While microservice-based systems with the business process embedded in the microservices logic may be quick to build, it is likely that they will be difficult to maintain, and slower to react to business process changes than monolithic systems.
However, we can mitigate most of these downsides while not necessarily sacrificing the benefits on the microservices approach.
Firstly, we can deal with the first two issues with one change to our model. If we view the routing tables and decision logic for processes not as a central service (as an ESB would be) but as shared data that can be loaded at run-time by all microservices, then this would give us back our central control of routing and the business flexibility – as those tables could be changed by business users and not reliant on code changes within application. There are a number of business rules engines that can be used for this purpose where the decision routing can be encapsulated in a library or even in a service and loaded at run-time (and thus avoids the ESB bottleneck).

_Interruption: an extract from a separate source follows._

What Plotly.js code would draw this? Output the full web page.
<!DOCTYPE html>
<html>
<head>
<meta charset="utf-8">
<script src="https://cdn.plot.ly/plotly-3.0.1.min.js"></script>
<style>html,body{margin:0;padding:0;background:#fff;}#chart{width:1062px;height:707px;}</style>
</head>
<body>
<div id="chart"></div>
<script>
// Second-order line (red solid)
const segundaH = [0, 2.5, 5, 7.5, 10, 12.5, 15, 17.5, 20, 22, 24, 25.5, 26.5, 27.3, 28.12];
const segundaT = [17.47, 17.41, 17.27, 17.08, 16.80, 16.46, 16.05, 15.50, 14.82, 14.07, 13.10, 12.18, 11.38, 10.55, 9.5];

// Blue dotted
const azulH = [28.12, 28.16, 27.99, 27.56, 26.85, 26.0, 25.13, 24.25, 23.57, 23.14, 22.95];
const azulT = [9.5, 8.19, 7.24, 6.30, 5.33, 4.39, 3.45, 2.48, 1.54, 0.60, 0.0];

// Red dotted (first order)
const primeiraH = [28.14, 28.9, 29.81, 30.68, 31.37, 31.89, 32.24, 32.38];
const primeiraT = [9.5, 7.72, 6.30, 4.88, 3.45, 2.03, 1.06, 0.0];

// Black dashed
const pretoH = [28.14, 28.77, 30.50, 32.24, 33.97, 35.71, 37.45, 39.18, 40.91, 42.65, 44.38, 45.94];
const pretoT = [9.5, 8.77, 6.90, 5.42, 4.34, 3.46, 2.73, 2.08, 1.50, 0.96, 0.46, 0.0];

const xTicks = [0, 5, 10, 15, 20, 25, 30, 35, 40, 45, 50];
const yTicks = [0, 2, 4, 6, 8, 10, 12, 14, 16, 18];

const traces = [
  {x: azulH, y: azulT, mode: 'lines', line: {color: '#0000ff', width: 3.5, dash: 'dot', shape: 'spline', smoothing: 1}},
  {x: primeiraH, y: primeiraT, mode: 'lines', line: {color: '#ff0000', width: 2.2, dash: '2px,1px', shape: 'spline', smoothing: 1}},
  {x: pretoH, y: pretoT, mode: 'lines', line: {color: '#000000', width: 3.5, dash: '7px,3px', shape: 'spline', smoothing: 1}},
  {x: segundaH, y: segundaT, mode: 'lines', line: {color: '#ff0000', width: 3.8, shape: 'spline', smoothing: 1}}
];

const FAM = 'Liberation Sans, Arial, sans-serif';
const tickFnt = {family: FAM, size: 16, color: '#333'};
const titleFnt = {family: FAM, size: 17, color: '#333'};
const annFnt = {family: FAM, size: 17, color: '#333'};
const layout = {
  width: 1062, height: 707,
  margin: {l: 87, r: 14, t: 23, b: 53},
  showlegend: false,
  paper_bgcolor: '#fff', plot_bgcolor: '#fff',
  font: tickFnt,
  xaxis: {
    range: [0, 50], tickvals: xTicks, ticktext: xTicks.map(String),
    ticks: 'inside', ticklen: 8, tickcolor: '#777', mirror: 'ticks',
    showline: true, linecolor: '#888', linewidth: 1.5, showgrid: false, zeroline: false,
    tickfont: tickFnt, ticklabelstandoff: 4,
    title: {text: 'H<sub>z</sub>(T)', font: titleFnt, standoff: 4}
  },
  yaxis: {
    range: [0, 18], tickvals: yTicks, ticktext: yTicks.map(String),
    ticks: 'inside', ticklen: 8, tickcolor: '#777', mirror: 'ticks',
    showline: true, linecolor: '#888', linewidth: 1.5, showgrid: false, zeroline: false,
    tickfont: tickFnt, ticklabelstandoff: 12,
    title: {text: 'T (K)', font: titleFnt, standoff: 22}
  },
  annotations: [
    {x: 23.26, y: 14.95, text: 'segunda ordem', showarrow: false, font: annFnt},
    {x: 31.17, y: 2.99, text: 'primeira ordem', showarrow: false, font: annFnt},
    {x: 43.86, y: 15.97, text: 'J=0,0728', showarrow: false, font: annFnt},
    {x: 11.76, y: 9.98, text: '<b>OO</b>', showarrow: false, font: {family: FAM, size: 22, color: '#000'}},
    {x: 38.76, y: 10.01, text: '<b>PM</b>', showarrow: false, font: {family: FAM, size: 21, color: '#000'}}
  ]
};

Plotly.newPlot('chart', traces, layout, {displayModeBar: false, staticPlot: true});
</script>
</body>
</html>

The third part, traceability of the process is much harder. We can never assume that any code written is 100% correct, so our traceability must cater for the situation where code in a microservice may mis-direct or even just fail to send a process onwards. The really tricky part is that this issue also applies to any logging that we might ask the microservice to complete – it’s entirely possible (even likely) that a bug in the code could cause a business process to just stop without warning.
This is no small problem – for example a recent report estimated the loss from fraud and error in the telco industry at c. $30 billion – and much of this is a result of broken processes.

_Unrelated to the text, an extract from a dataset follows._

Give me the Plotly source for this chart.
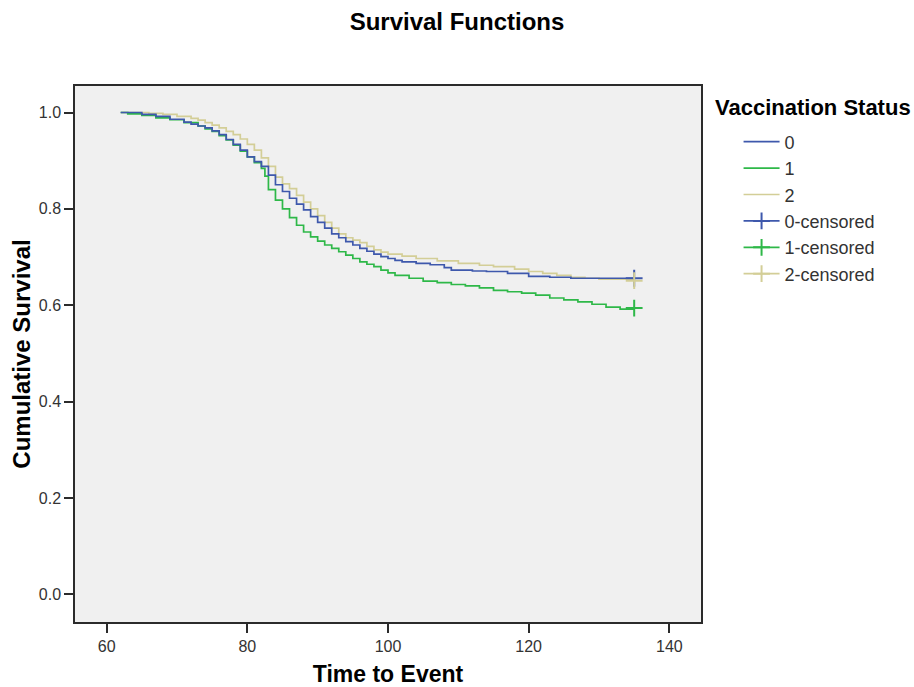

The only way to truly mitigate this is to maintain the full integrity of the business process data at all times. Sometimes the process’s current state resides inside a microservice, and sometimes it resides on a queue; and the detailed process history is federated across all the microservices that it has passed through. This is especially challenging if different microservices use different tools, data schema, databases and recovery models.

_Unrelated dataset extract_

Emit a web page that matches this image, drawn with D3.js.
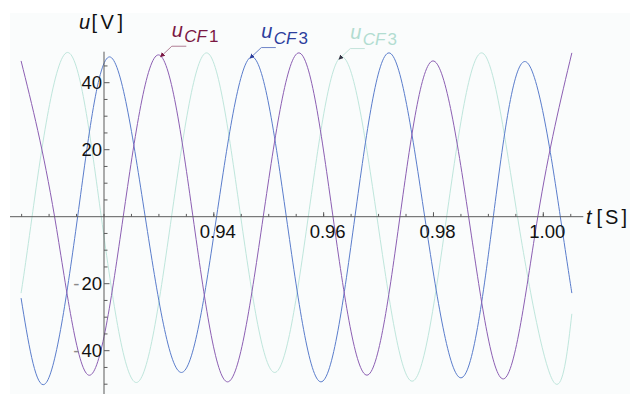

In one of my previous roles, I worked with a great team of audit and compliance specialists, and their much favoured approach was to always focus on access to the raw data. Their view was that the only true reflection of the current status was the data committed to a database – anything else was transitory.
This was recently backup up by some discussions I had with a customer on how to implement disaster recovery for a Kafka queue – they just couldn’t get near an RPO of zero, and while transaction state existed on the queue, that meant real data loss on any failure scenario – which was unacceptable to them.
So, some conclusions :
- where a microservice based systems is dealing with transactions of significant value or high volumes of transactions with low value, then there are substantial risks of revenue loss without strong business process management
- Using shared routing engines and rules engines that have a central build-time point of control by business users, but a distributed run-time within microservices can deliver both flexibility and control
- making raw data available for audit and securing all data (including queued data) with RPO of zero is essential to maintain integrity of business process.